Bronze: Best Use of Shopper Marketing

Bronze
  • Campaign: Effortless Meals at Walmart
  • Brand: Coca-Cola
  • Agency: FCB/RED

Other Awards for
"Effortless Meals at Walmart":

By early 2013, soda sales at Walmart were drying up, plunging at four times the rate of the total market. At the same time, Coca-Cola’s research showed that its brand was the number-one preferred beverage at dinner and, in seemingly unrelated news, that 57% of mothers decided what to buy for dinner within an hour of mealtime.

To get its target market of moms to buy more Coca-Cola at Walmart, then, Coca-Cola decided to get those moms to buy dinner at the store. Together, the companies and agency FCB/RED promoted Walmart delis as a source of ready-to-go meals such as pizza, sandwiches and rotisserie chicken, making sure to offer plenty of Coca-Cola products alongside the food.

TV and radio ads touted the ease of picking up dinner at Walmart. So did outdoor media placed within a mile of stores and 15-second spots created for the Gas Station TV network, which ran on pumps also within a mile of stores between 4 and 6 p.m., prime time for planning dinner. Mobile and digital banners emphasized the affordability of the offerings.

Within the stores, day-parted signage in both English and Spanish directed consumers to the deli from other areas of the store between 4 and 6 p.m. In the deli sections themselves, signage and displays emphasized the “effortless meal” options, and Coca-Cola was prominently sold alongside the prepared dinners as well as within bundled offerings.

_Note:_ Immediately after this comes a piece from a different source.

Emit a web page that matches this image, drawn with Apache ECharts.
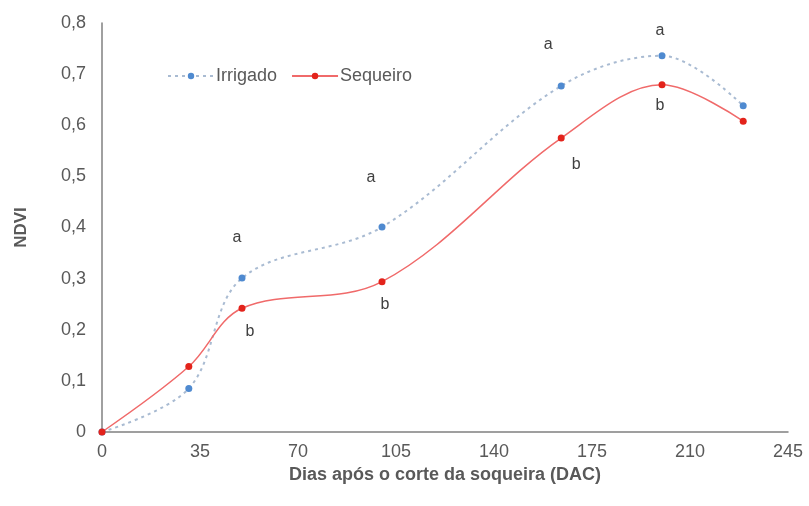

Further tying Coca-Cola to Walmart’s prepared meals in the minds of shoppers, the beverage brand rewarded bonus points for its My Coke Rewards loyalty program for consumer purchases of Walmart’s prepared meals. This was the first time Coca-Cola has given points for purchases of products other than its own as well as the first time Walmart had participated in this sort of loyalty program.

Coca-Cola had hoped to grow year-on-year sales at Walmart by up to 2%. Within 12 weeks, sales had grown 3.6%, compared with the previous year’s decline of nearly 5%—a most refreshing turn of events.